---------- Task inputs
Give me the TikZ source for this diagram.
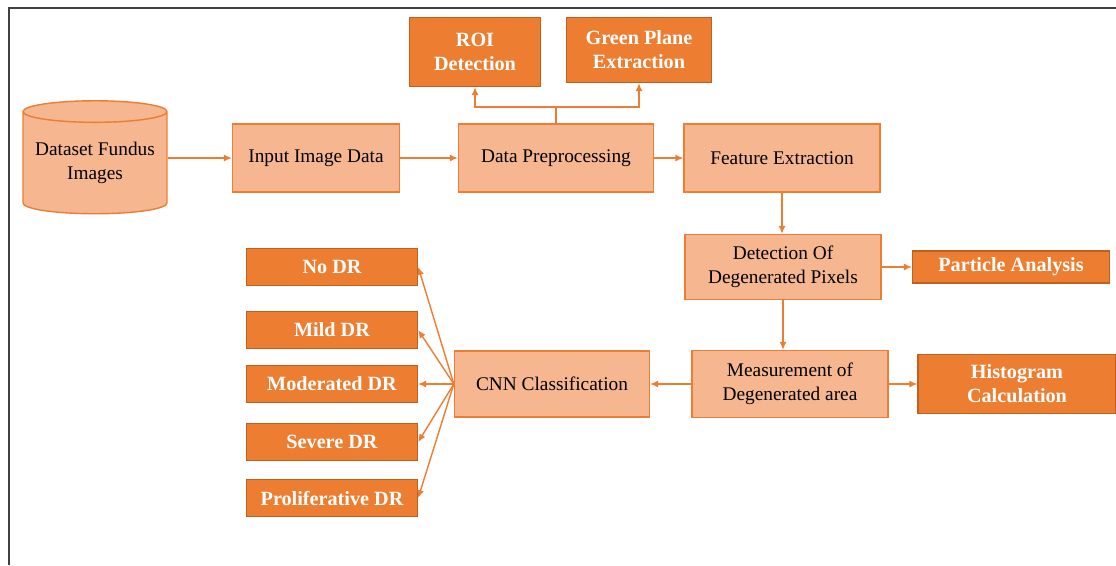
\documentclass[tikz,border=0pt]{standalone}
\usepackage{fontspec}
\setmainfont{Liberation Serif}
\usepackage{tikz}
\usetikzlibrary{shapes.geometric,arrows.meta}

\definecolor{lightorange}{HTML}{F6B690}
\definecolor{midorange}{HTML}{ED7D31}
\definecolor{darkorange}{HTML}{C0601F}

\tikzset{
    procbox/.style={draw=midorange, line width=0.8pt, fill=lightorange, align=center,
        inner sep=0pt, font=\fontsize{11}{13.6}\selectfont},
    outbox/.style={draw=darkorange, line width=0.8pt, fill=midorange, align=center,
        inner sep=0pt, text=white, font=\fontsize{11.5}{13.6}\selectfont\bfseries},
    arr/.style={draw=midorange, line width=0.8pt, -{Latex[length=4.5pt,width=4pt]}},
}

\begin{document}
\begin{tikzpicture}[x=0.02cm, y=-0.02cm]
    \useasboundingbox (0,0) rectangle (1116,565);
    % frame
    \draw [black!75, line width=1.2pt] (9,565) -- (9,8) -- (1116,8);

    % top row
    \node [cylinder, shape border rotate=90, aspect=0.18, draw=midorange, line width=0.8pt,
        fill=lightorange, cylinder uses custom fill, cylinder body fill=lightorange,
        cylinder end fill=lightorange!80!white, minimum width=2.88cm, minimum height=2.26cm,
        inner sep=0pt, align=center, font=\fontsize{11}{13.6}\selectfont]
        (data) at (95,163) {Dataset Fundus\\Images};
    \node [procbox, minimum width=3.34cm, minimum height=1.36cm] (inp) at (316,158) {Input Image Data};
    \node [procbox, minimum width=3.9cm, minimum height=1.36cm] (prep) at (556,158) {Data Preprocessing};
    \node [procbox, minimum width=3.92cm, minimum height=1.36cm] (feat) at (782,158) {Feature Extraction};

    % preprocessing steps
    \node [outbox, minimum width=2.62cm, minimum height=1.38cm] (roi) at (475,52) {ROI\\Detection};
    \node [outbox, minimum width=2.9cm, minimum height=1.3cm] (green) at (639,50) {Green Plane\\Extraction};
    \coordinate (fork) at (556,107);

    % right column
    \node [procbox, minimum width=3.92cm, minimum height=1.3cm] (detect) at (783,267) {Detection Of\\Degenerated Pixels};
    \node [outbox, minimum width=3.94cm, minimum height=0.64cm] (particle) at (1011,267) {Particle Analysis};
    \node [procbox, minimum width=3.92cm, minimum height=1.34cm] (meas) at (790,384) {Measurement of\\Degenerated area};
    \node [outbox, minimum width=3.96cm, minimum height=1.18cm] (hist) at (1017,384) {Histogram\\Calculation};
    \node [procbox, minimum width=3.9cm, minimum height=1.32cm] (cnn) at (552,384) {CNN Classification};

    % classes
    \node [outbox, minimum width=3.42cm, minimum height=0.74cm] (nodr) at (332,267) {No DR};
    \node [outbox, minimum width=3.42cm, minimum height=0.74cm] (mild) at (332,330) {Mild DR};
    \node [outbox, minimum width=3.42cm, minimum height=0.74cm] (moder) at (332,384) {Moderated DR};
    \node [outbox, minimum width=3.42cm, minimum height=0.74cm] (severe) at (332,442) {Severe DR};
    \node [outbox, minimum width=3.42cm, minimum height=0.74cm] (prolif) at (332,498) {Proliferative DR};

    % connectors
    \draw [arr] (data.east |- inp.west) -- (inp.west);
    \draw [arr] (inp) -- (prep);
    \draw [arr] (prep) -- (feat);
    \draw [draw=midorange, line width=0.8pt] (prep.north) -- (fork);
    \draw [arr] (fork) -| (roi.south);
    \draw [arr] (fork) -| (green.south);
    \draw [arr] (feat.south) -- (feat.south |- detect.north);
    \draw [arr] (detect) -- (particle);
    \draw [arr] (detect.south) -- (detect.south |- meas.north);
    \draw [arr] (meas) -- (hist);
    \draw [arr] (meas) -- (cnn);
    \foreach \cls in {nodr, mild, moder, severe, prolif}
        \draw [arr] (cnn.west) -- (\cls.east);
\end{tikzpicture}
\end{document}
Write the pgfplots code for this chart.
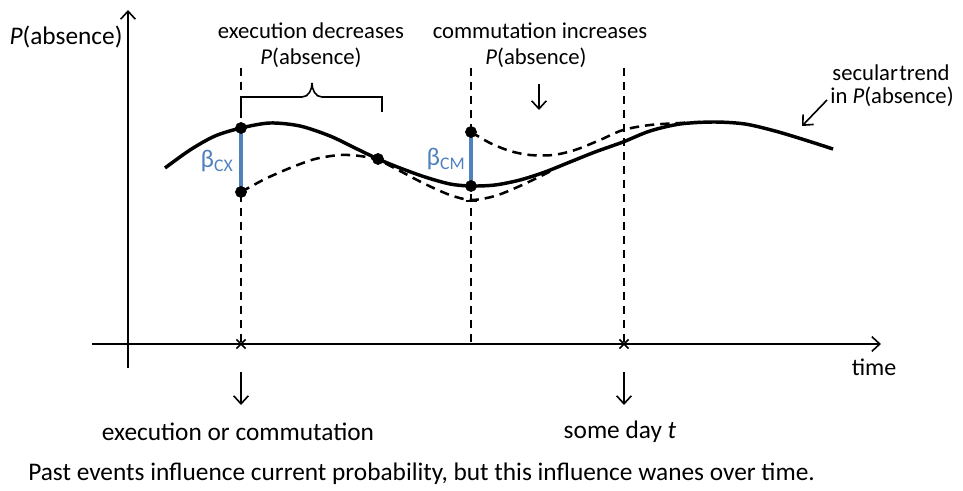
--------------------
Brief -> Print out the material word for word, omitting the pictures.

Response to this exercise ->
Give me the TikZ source for this diagram.
\documentclass[tikz,border=0pt]{standalone}
\usepackage{fontspec}
\setmainfont{Liberation Serif}
\usepackage{tikz}
\usetikzlibrary{shapes.geometric,arrows.meta}

\definecolor{lightorange}{HTML}{F6B690}
\definecolor{midorange}{HTML}{ED7D31}
\definecolor{darkorange}{HTML}{C0601F}

\tikzset{
    procbox/.style={draw=midorange, line width=0.8pt, fill=lightorange, align=center,
        inner sep=0pt, font=\fontsize{11}{13.6}\selectfont},
    outbox/.style={draw=darkorange, line width=0.8pt, fill=midorange, align=center,
        inner sep=0pt, text=white, font=\fontsize{11.5}{13.6}\selectfont\bfseries},
    arr/.style={draw=midorange, line width=0.8pt, -{Latex[length=4.5pt,width=4pt]}},
}

\begin{document}
\begin{tikzpicture}[x=0.02cm, y=-0.02cm]
    \useasboundingbox (0,0) rectangle (1116,565);
    % frame
    \draw [black!75, line width=1.2pt] (9,565) -- (9,8) -- (1116,8);

    % top row
    \node [cylinder, shape border rotate=90, aspect=0.18, draw=midorange, line width=0.8pt,
        fill=lightorange, cylinder uses custom fill, cylinder body fill=lightorange,
        cylinder end fill=lightorange!80!white, minimum width=2.88cm, minimum height=2.26cm,
        inner sep=0pt, align=center, font=\fontsize{11}{13.6}\selectfont]
        (data) at (95,163) {Dataset Fundus\\Images};
    \node [procbox, minimum width=3.34cm, minimum height=1.36cm] (inp) at (316,158) {Input Image Data};
    \node [procbox, minimum width=3.9cm, minimum height=1.36cm] (prep) at (556,158) {Data Preprocessing};
    \node [procbox, minimum width=3.92cm, minimum height=1.36cm] (feat) at (782,158) {Feature Extraction};

    % preprocessing steps
    \node [outbox, minimum width=2.62cm, minimum height=1.38cm] (roi) at (475,52) {ROI\\Detection};
    \node [outbox, minimum width=2.9cm, minimum height=1.3cm] (green) at (639,50) {Green Plane\\Extraction};
    \coordinate (fork) at (556,107);

    % right column
    \node [procbox, minimum width=3.92cm, minimum height=1.3cm] (detect) at (783,267) {Detection Of\\Degenerated Pixels};
    \node [outbox, minimum width=3.94cm, minimum height=0.64cm] (particle) at (1011,267) {Particle Analysis};
    \node [procbox, minimum width=3.92cm, minimum height=1.34cm] (meas) at (790,384) {Measurement of\\Degenerated area};
    \node [outbox, minimum width=3.96cm, minimum height=1.18cm] (hist) at (1017,384) {Histogram\\Calculation};
    \node [procbox, minimum width=3.9cm, minimum height=1.32cm] (cnn) at (552,384) {CNN Classification};

    % classes
    \node [outbox, minimum width=3.42cm, minimum height=0.74cm] (nodr) at (332,267) {No DR};
    \node [outbox, minimum width=3.42cm, minimum height=0.74cm] (mild) at (332,330) {Mild DR};
    \node [outbox, minimum width=3.42cm, minimum height=0.74cm] (moder) at (332,384) {Moderated DR};
    \node [outbox, minimum width=3.42cm, minimum height=0.74cm] (severe) at (332,442) {Severe DR};
    \node [outbox, minimum width=3.42cm, minimum height=0.74cm] (prolif) at (332,498) {Proliferative DR};

    % connectors
    \draw [arr] (data.east |- inp.west) -- (inp.west);
    \draw [arr] (inp) -- (prep);
    \draw [arr] (prep) -- (feat);
    \draw [draw=midorange, line width=0.8pt] (prep.north) -- (fork);
    \draw [arr] (fork) -| (roi.south);
    \draw [arr] (fork) -| (green.south);
    \draw [arr] (feat.south) -- (feat.south |- detect.north);
    \draw [arr] (detect) -- (particle);
    \draw [arr] (detect.south) -- (detect.south |- meas.north);
    \draw [arr] (meas) -- (hist);
    \draw [arr] (meas) -- (cnn);
    \foreach \cls in {nodr, mild, moder, severe, prolif}
        \draw [arr] (cnn.west) -- (\cls.east);
\end{tikzpicture}
\end{document}
Write the pgfplots code for this chart.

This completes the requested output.